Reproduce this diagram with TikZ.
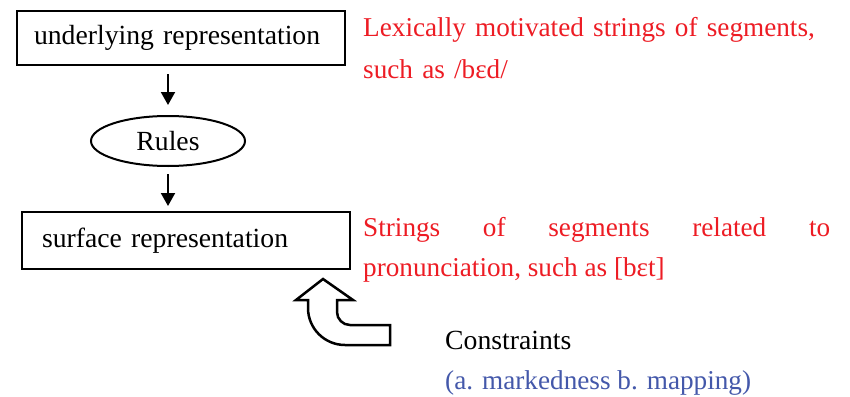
\documentclass[tikz,border=0pt]{standalone}
\usepackage{fontspec}
\setmainfont{Liberation Serif}
\usetikzlibrary{arrows.meta,shapes.geometric}
\definecolor{redtxt}{RGB}{237,28,36}
\definecolor{bluetxt}{RGB}{68,88,170}
\tikzset{
  boxnode/.style={draw, line width=2pt, inner ysep=0pt, align=left},
  ellnode/.style={draw, ellipse, line width=2pt, minimum width=154pt, minimum height=50pt, inner sep=0pt},
  arr/.style={line width=2pt, -{Triangle[width=14pt,length=13pt]}},
  note/.style={inner sep=0pt, anchor=north west, text width=467pt},
}
\begin{document}
\begin{tikzpicture}[x=1pt,y=-1pt]
\useasboundingbox (0,0) rectangle (850,396);
\fontsize{27.7pt}{40pt}\selectfont
\hyphenpenalty=10000 \exhyphenpenalty=10000 \tolerance=10000
\node[boxnode, minimum width=328pt, minimum height=54pt, text width=294pt, inner xsep=17pt] (ur) at (181,38) {underlying representation};
\node[ellnode] (rules) at (168,141) {Rules};
\node[boxnode, minimum width=328pt, minimum height=57pt, text width=288pt, inner xsep=20pt] (sr) at (186,240.5) {surface representation};
\draw[arr, shorten <=8pt, shorten >=10pt] (ur.south -| rules.north) -- (rules.north);
\draw[arr, shorten <=7pt, shorten >=5pt] (rules.south) -- (rules.south |- sr.north);
\node[note, text=redtxt, align=left] (n1) at (363,17) {\fontsize{27.2pt}{42pt}\selectfont\hyphenpenalty=10000 Lexically motivated strings of segments, such as /bɛd/\par};
\node[note, text=redtxt, align=justify] (n2) at (363,217) {\fontsize{27.2pt}{40pt}\selectfont\hyphenpenalty=10000\tolerance=10000 Strings of segments related to pronunciation, such as [bɛt]\par};
\node[inner sep=0pt, anchor=base west] (con) at (445,349) {Constraints};
\node[inner sep=0pt, anchor=base west, text=bluetxt, font=\fontsize{27.2pt}{40pt}\selectfont] (mk) at (445,389) {(a. markedness b. mapping)};
\draw[line width=2.5pt, line join=miter] (323,279) -- (353,300) -- (337,300) -- (337,312)
  arc[start angle=180, end angle=90, radius=13] -- (390,325) -- (390,345) -- (345,345)
  arc[start angle=90, end angle=180, radius=37] -- (308,300) -- (296,300) -- cycle;
\end{tikzpicture}
\end{document}
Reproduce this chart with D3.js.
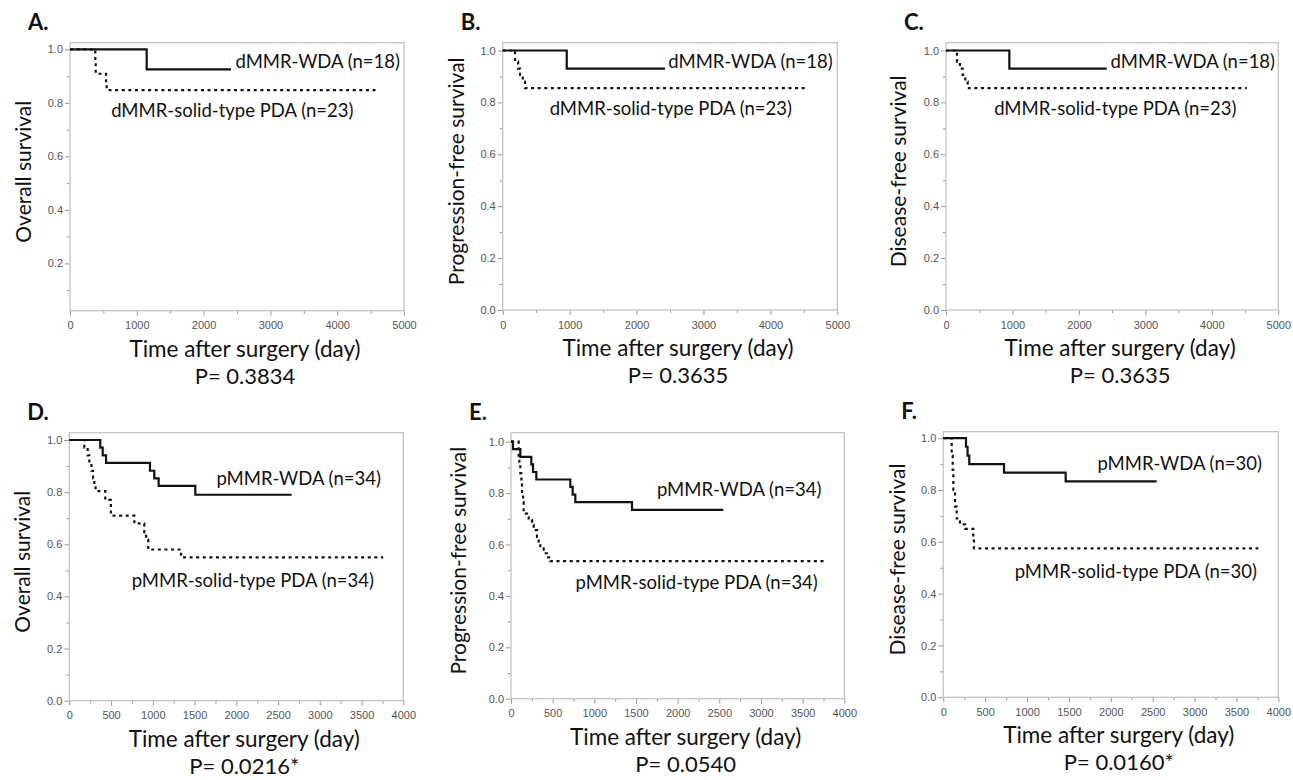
<!DOCTYPE html>
<html>
<head>
<meta charset="utf-8">
<script src="https://cdn.jsdelivr.net/npm/d3@7"></script>
<style>
  body { margin: 0; background: #fff; }
  text { font-family: Lato, 'Open Sans', sans-serif; fill: #111; }
  .tick text { font-family: 'Liberation Sans', Arial, sans-serif; font-size: 11px; fill: #555; }
  .tick line { stroke: #999; }
</style>
</head>
<body>
<div id="root"></div>
<script>
// Kaplan-Meier steps: [day, survival from that day on]; last point = end of follow-up
const A_WDA = [[0, 1], [1148, 0.925], [2410, 0.925]];
const A_PDA = [[0, 1], [379, 0.955], [385, 0.909], [540, 0.87], [549, 0.848], [4591, 0.848]];
const B_WDA = [[0, 1], [957, 0.93], [2426, 0.93]];
const B_PDA = [[0, 1], [184, 0.957], [230, 0.93], [259, 0.906], [300, 0.88], [333, 0.855], [4544, 0.855]];
const C_WDA = [[0, 1], [953, 0.93], [2418, 0.93]];
const C_PDA = [[0, 1], [165, 0.957], [210, 0.93], [251, 0.906], [290, 0.88], [326, 0.855], [4524, 0.855]];
const D_WDA = [[0, 1], [371, 0.971], [400, 0.941], [440, 0.912], [966, 0.882], [1018, 0.853], [1070, 0.824], [1509, 0.79], [2663, 0.79]];
const D_PDA = [[0, 1], [180, 0.971], [220, 0.941], [240, 0.912], [265, 0.882], [285, 0.853], [300, 0.824], [315, 0.804],
  [431, 0.77], [498, 0.71], [779, 0.68], [898, 0.647], [920, 0.618], [945, 0.58], [1338, 0.55], [3760, 0.55]];
const E_WDA = [[0, 1], [24, 0.971], [112, 0.941], [244, 0.912], [264, 0.882], [304, 0.853], [712, 0.824], [740, 0.794],
  [772, 0.765], [1452, 0.735], [2548, 0.735]];
const E_PDA = [[0, 1], [92, 0.94], [100, 0.91], [112, 0.877], [125, 0.84], [132, 0.80], [145, 0.765], [152, 0.72],
  [192, 0.706], [212, 0.695], [252, 0.676], [272, 0.656], [312, 0.63], [332, 0.605], [352, 0.585], [392, 0.566],
  [432, 0.55], [472, 0.535], [3770, 0.535]];
const F_WDA = [[0, 1], [271, 0.967], [290, 0.933], [310, 0.90], [725, 0.867], [1461, 0.833], [2547, 0.833]];
const F_PDA = [[0, 1], [100, 0.933], [112, 0.878], [120, 0.80], [140, 0.736], [160, 0.69], [199, 0.667], [260, 0.65],
  [358, 0.62], [366, 0.575], [3761, 0.575]];

const panelLetters = ['A.', 'B.', 'C.', 'D.', 'E.', 'F.'];
const yTitles = ['Overall survival', 'Progression-free survival', 'Disease-free survival',
  'Overall survival', 'Progression-free survival', 'Disease-free survival'];
const xTitle = 'Time after surgery (day)';
const pValues = ['P= 0.3834', 'P= 0.3635', 'P= 0.3635', 'P= 0.0216*', 'P= 0.0540', 'P= 0.0160*'];
const wdaLabels = ['dMMR-WDA (n=18)', 'dMMR-WDA (n=18)', 'dMMR-WDA (n=18)',
  'pMMR-WDA (n=34)', 'pMMR-WDA (n=34)', 'pMMR-WDA (n=30)'];
const pdaLabels = ['dMMR-solid-type PDA (n=23)', 'dMMR-solid-type PDA (n=23)', 'dMMR-solid-type PDA (n=23)',
  'pMMR-solid-type PDA (n=34)', 'pMMR-solid-type PDA (n=34)', 'pMMR-solid-type PDA (n=30)'];
const wdaCurves = [A_WDA, B_WDA, C_WDA, D_WDA, E_WDA, F_WDA];
const pdaCurves = [A_PDA, B_PDA, C_PDA, D_PDA, E_PDA, F_PDA];
const xMaxDays = [5000, 5000, 5000, 4000, 4000, 4000];
const xMajorStep = [1000, 1000, 1000, 500, 500, 500];
const yMinValue = [0.023, 0, 0, 0, 0, 0];
const yMaxValue = [1.025, 1.03, 1.03, 1.028, 1.035, 1.025];

// layout: plot frames [left, top, right, bottom] and label anchors
const boxes = [[70, 42.7, 404, 310.7], [502.7, 42.7, 837.3, 310], [946, 42.7, 1278.3, 310],
  [69.3, 432.7, 403.3, 700.7], [511, 432.7, 844.3, 698.7], [943.3, 431.7, 1278.3, 697.3]];
const wdaLabelPos = [[317.7, 68], [750.5, 68], [1192.8, 68], [298.7, 485], [739.2, 496], [1179.7, 470]];
const pdaLabelPos = [[232.3, 117], [670.8, 115], [1115.3, 115], [252.8, 587], [696.7, 589], [1135.8, 578]];
const yTitleX = [22, 455.7, 897, 21.7, 457, 896.7];

const width = 1293, height = 780;
const svg = d3.select('#root').append('svg')
  .attr('width', width)
  .attr('height', height);

panelLetters.forEach((letter, i) => {
  const [x0, y0, x1, y1] = boxes[i];
  const g = svg.append('g');
  const x = d3.scaleLinear().domain([0, xMaxDays[i]]).range([x0, x1]);
  const y = d3.scaleLinear().domain([yMinValue[i], yMaxValue[i]]).range([y1, y0]);

  const yMajor = d3.range(0, 1.01, 0.2).filter(v => v >= yMinValue[i] - 1e-9);
  const yMinor = d3.range(0.1, 1.0, 0.2);
  const xMajor = d3.range(0, xMaxDays[i] + 1, xMajorStep[i]);
  const xMinor = d3.range(xMajorStep[i] / 2, xMaxDays[i], xMajorStep[i]);

  g.append('g').attr('transform', `translate(${x0},0)`)
    .call(d3.axisLeft(y).tickValues(yMinor).tickSize(3).tickFormat(''))
    .call(a => a.select('.domain').remove());
  g.append('g').attr('transform', `translate(${x0},0)`)
    .call(d3.axisLeft(y).tickValues(yMajor).tickSize(5).tickPadding(2).tickFormat(d3.format('.1f')))
    .call(a => a.select('.domain').remove());
  g.append('g').attr('transform', `translate(0,${y1})`)
    .call(d3.axisBottom(x).tickValues(xMinor).tickSize(3).tickFormat(''))
    .call(a => a.select('.domain').remove());
  g.append('g').attr('transform', `translate(0,${y1})`)
    .call(d3.axisBottom(x).tickValues(xMajor).tickSize(5).tickPadding(6).tickFormat(d3.format('d')))
    .call(a => a.select('.domain').remove());

  g.append('rect')
    .attr('x', x0).attr('y', y0)
    .attr('width', x1 - x0).attr('height', y1 - y0)
    .attr('fill', 'none')
    .attr('stroke', '#c4c4c4')
    .attr('stroke-width', 1.3);

  const line = d3.line()
    .curve(d3.curveStepAfter)
    .x(d => x(d[0]))
    .y(d => y(d[1]));

  g.append('path')
    .datum(pdaCurves[i])
    .attr('d', line)
    .attr('fill', 'none')
    .attr('stroke', '#111')
    .attr('stroke-width', 2.2)
    .attr('stroke-dasharray', '3,3.6');
  g.append('path')
    .datum(wdaCurves[i])
    .attr('d', line)
    .attr('fill', 'none')
    .attr('stroke', '#111')
    .attr('stroke-width', 2.2);

  g.append('text')
    .attr('x', x0 - 42).attr('y', y0 - 13)
    .attr('font-size', 22).attr('font-weight', 700)
    .text(letter);

  g.append('text')
    .attr('transform', `translate(${yTitleX[i]},${(y0 + y1) / 2 - 5}) rotate(-90)`)
    .attr('text-anchor', 'middle')
    .attr('dominant-baseline', 'central')
    .attr('font-size', 21)
    .text(yTitles[i]);

  const cx = (x0 + x1) / 2 + 8;
  g.append('text')
    .attr('x', cx).attr('y', y1 + 46)
    .attr('text-anchor', 'middle')
    .attr('font-size', 22.5)
    .text(xTitle);
  g.append('text')
    .attr('x', cx).attr('y', y1 + 73)
    .attr('text-anchor', 'middle')
    .attr('font-size', 22)
    .text(pValues[i]);

  g.append('text')
    .attr('x', wdaLabelPos[i][0]).attr('y', wdaLabelPos[i][1])
    .attr('text-anchor', 'middle')
    .attr('font-size', 18.5)
    .text(wdaLabels[i]);
  g.append('text')
    .attr('x', pdaLabelPos[i][0]).attr('y', pdaLabelPos[i][1])
    .attr('text-anchor', 'middle')
    .attr('font-size', 18.5)
    .text(pdaLabels[i]);
});
</script>
</body>
</html>
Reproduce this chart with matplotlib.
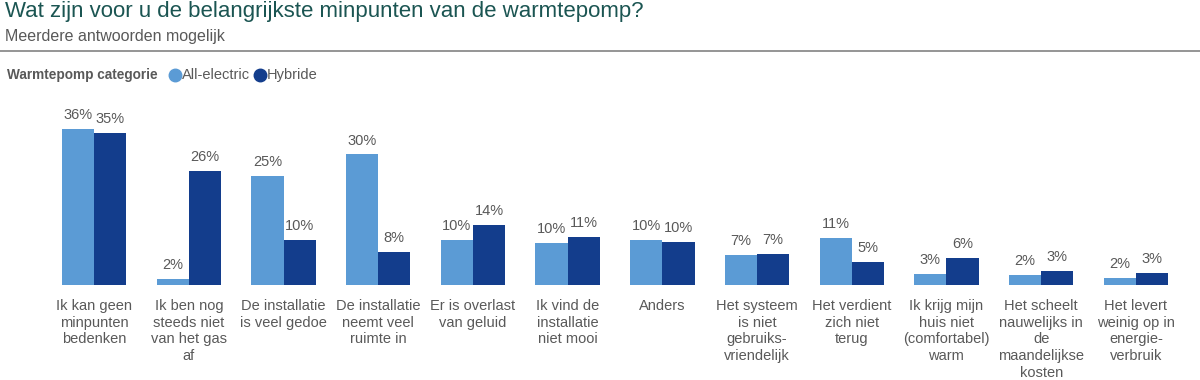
========================================
▸ **TASK OBJECTIVE**
In the records shown above, how many lines include the word "chart"? Answer with the number only.

▸ **TASK SOLUTION**
2